Carl Djerassi was born in Vienna, Austria, but spent the first years of his infancy in Sofia, Bulgaria, the home of his father, Samuel Djerassi, a dermatologist and specialist in sexually transmitted diseases. His mother was Alice Friedmann, a Viennese dentist and physician. Both parents were Jewish.
Following his parents' divorce, Djerassi and his mother moved to Vienna. Until the age of 14, he attended the same realgymnasium that Sigmund Freud had attended many years earlier; he spent summers in Bulgaria with his father.
Austria refused him citizenship and after the Anschluss, his father briefly remarried his mother in 1938 to allow Carl and his mother to escape the Nazi regime and flee to Sofia, Bulgaria, where he lived with his father for a year.
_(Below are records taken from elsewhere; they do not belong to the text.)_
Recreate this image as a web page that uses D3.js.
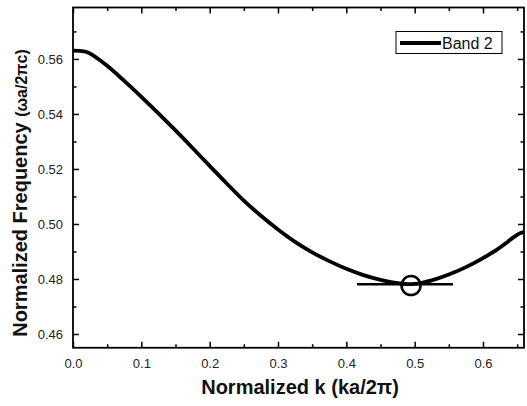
<!DOCTYPE html>
<html><head><meta charset="utf-8">
<script src="https://cdn.jsdelivr.net/npm/d3@7"></script>
<style>body{margin:0;background:#fff}svg{display:block}text{font-family:Arial,"Liberation Sans",sans-serif}</style>
</head><body><svg id="c" width="527" height="406"></svg>
<script>
const kValues = [0,0.01,0.02,0.03,0.04,0.05,0.075,0.1,0.125,0.15,0.175,0.2,0.225,0.25,0.275,0.3,0.325,0.35,0.375,0.4,0.425,0.45,0.475,0.49,0.5,0.525,0.55,0.575,0.6,0.62,0.635,0.645,0.655,0.66];
const band2 = [0.5630,0.5629,0.5625,0.5612,0.5594,0.5575,0.5520,0.5462,0.5402,0.5340,0.5276,0.5211,0.5147,0.5085,0.5030,0.4980,0.4935,0.4897,0.4865,0.4837,0.4814,0.4797,0.4785,0.4781,0.4782,0.4795,0.4816,0.4843,0.4876,0.4906,0.4933,0.4952,0.4967,0.4970];
const xTicks = [0,0.1,0.2,0.3,0.4,0.5,0.6];
const xMinor = [0.05,0.15,0.25,0.35,0.45,0.55,0.65];
const yTicks = [0.46,0.48,0.50,0.52,0.54,0.56];
const yMinor = [0.47,0.49,0.51,0.53,0.55,0.57];
const minPoint = [0.4947, 0.4776];
const flatLine = [[0.4156,0.4781],[0.556,0.4781]];
const seriesName = "Band 2";

const svg = d3.select("#c");
const L=73, R=524, T=7.5, B=347.75;
const x = d3.scaleLinear().domain([0,0.66]).range([L,R]);
const y = d3.scaleLinear().domain([0.455,0.5787]).range([B,T]);

// curve
const line = d3.line().x((d,i)=>x(kValues[i])).y(d=>y(d)).curve(d3.curveMonotoneX);
svg.append("path").datum(band2).attr("d",line).attr("fill","none").attr("stroke","#000").attr("stroke-width",3.8).attr("stroke-linejoin","round");

// min marker
svg.append("line").attr("x1",x(flatLine[0][0])).attr("x2",x(flatLine[1][0])).attr("y1",y(flatLine[0][1])).attr("y2",y(flatLine[1][1])).attr("stroke","#000").attr("stroke-width",2.5);
svg.append("circle").attr("cx",x(minPoint[0])).attr("cy",y(minPoint[1])).attr("r",9.5).attr("fill","none").attr("stroke","#000").attr("stroke-width",2.5);

// axes (ticks inward)
function axisG(axis, tr){ return svg.append("g").attr("transform",tr).call(axis); }
const fmtX = d3.format(".1f"), fmtY = d3.format(".2f");
axisG(d3.axisBottom(x).tickValues(xTicks).tickSizeInner(-6).tickSizeOuter(0).tickPadding(11).tickFormat(fmtX),`translate(0,${B})`);
axisG(d3.axisBottom(x).tickValues(xMinor).tickSizeInner(-3.5).tickSizeOuter(0).tickFormat(""),`translate(0,${B})`);
axisG(d3.axisTop(x).tickValues(xTicks).tickSizeInner(-6).tickSizeOuter(0).tickFormat(""),`translate(0,${T})`);
axisG(d3.axisTop(x).tickValues(xMinor).tickSizeInner(-3.5).tickSizeOuter(0).tickFormat(""),`translate(0,${T})`);
axisG(d3.axisLeft(y).tickValues(yTicks).tickSizeInner(-6).tickSizeOuter(0).tickPadding(10).tickFormat(fmtY),`translate(${L},0)`);
axisG(d3.axisLeft(y).tickValues(yMinor).tickSizeInner(-3.5).tickSizeOuter(0).tickFormat(""),`translate(${L},0)`);
axisG(d3.axisRight(y).tickValues(yTicks).tickSizeInner(-6).tickSizeOuter(0).tickFormat(""),`translate(${R},0)`);
axisG(d3.axisRight(y).tickValues(yMinor).tickSizeInner(-3.5).tickSizeOuter(0).tickFormat(""),`translate(${R},0)`);
svg.selectAll(".domain").remove();
svg.selectAll(".tick line").attr("stroke","#000").attr("stroke-width",1.5);
svg.selectAll(".tick text").attr("font-size",13).attr("fill","#222").attr("font-family","Arial, 'Liberation Sans', sans-serif");

// frame
svg.append("rect").attr("x",L).attr("y",T).attr("width",R-L).attr("height",B-T).attr("fill","none").attr("stroke","#000").attr("stroke-width",1.8);

// legend
const lg = svg.append("g");
lg.append("rect").attr("x",396).attr("y",31.5).attr("width",106).attr("height",22).attr("fill","#fff").attr("stroke","#000").attr("stroke-width",1);
lg.append("line").attr("x1",400).attr("x2",441).attr("y1",43).attr("y2",43).attr("stroke","#000").attr("stroke-width",3.8);
lg.append("text").attr("x",442).attr("y",48.5).attr("font-size",16).attr("fill","#111").text(seriesName);

// axis titles
svg.append("text").attr("x",300).attr("y",394).attr("text-anchor","middle").attr("font-size",20).attr("font-weight","bold").attr("fill","#111").text("Normalized k (ka/2π)");
const yt = svg.append("text").attr("transform","translate(27,193) rotate(-90)").attr("text-anchor","middle").attr("font-weight","bold").attr("fill","#111");
yt.append("tspan").attr("font-size",20).text("Normalized Frequency ");
yt.append("tspan").attr("font-size",16).text("(ωa/2πc)");
</script></body></html>
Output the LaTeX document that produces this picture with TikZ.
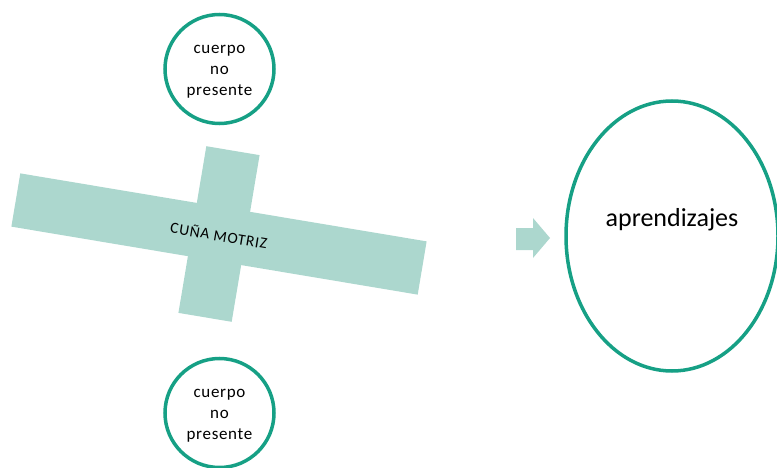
\documentclass[tikz,border=0pt]{standalone}
\usepackage{fontspec}
\setmainfont{Carlito}
\usetikzlibrary{shapes.geometric}
\definecolor{verde}{RGB}{22,160,133}
\definecolor{verdeclaro}{RGB}{172,215,206}
\tikzset{cuerpo/.style={circle, draw=verde, line width=3.5pt, minimum size=109pt, inner sep=0pt,
        label={[align=center, yshift=-3pt, font=\fontsize{17}{21}\selectfont\addfontfeature{LetterSpace=4}]center:{#1}}}}

\begin{document}
\begin{tikzpicture}[x=1pt,y=1pt]
    \useasboundingbox (0,0) rectangle (777,467);

    % cruz
    \begin{scope}[rotate around={-9.5:(219,233)}]
        \fill[verdeclaro] (13,206) rectangle (425,260);
        \fill[verdeclaro] (192,148.5) rectangle (246,317.5);
    \end{scope}
    \node[rotate=-9.5, font=\fontsize{15.5}{18}\selectfont\addfontfeature{LetterSpace=5}] (cuna) at (219,232) {CUÑA MOTRIZ};

    \node[cuerpo={cuerpo\\no\\presente}] (arriba) at (219.5,398) {};
    \node[cuerpo={cuerpo\\no\\presente}] (abajo) at (219.5,54) {};

    \fill[verdeclaro] (516,217) -- (533,217) -- (533,209) -- (550,229)
        -- (533,249) -- (533,239) -- (516,239) -- cycle;

    \node[ellipse, draw=verde, line width=3.5pt, minimum width=212pt, minimum height=270pt,
        label={[font=\fontsize{26}{30}\selectfont, yshift=16pt]center:aprendizajes}] (apr) at (672,231) {};
\end{tikzpicture}
\end{document}
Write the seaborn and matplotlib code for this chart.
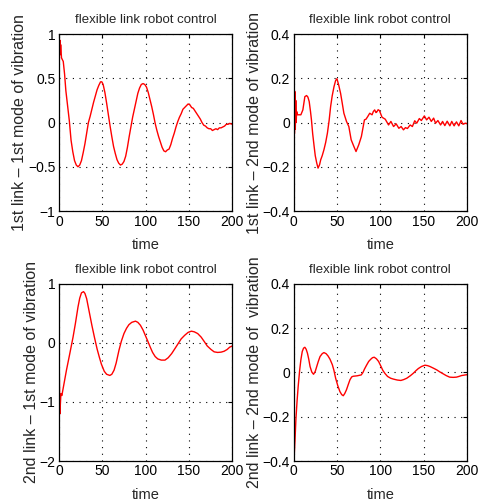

Bulgaria, although not immune to antisemitism, proved a safe haven, as the country managed to save its entire 48,000-strong Jewish population from deportation to Nazi concentration camps. During his time in Sofia, Djerassi attended the American College of Sofia where he became fluent in English.
In December 1939, Djerassi arrived with his mother in the United States, nearly penniless. Djerassi's mother worked in a group practice in upstate New York. In 1949, his father emigrated to the United States, practiced in Pennsylvania and West Virginia, and eventually retired near his son in San Francisco.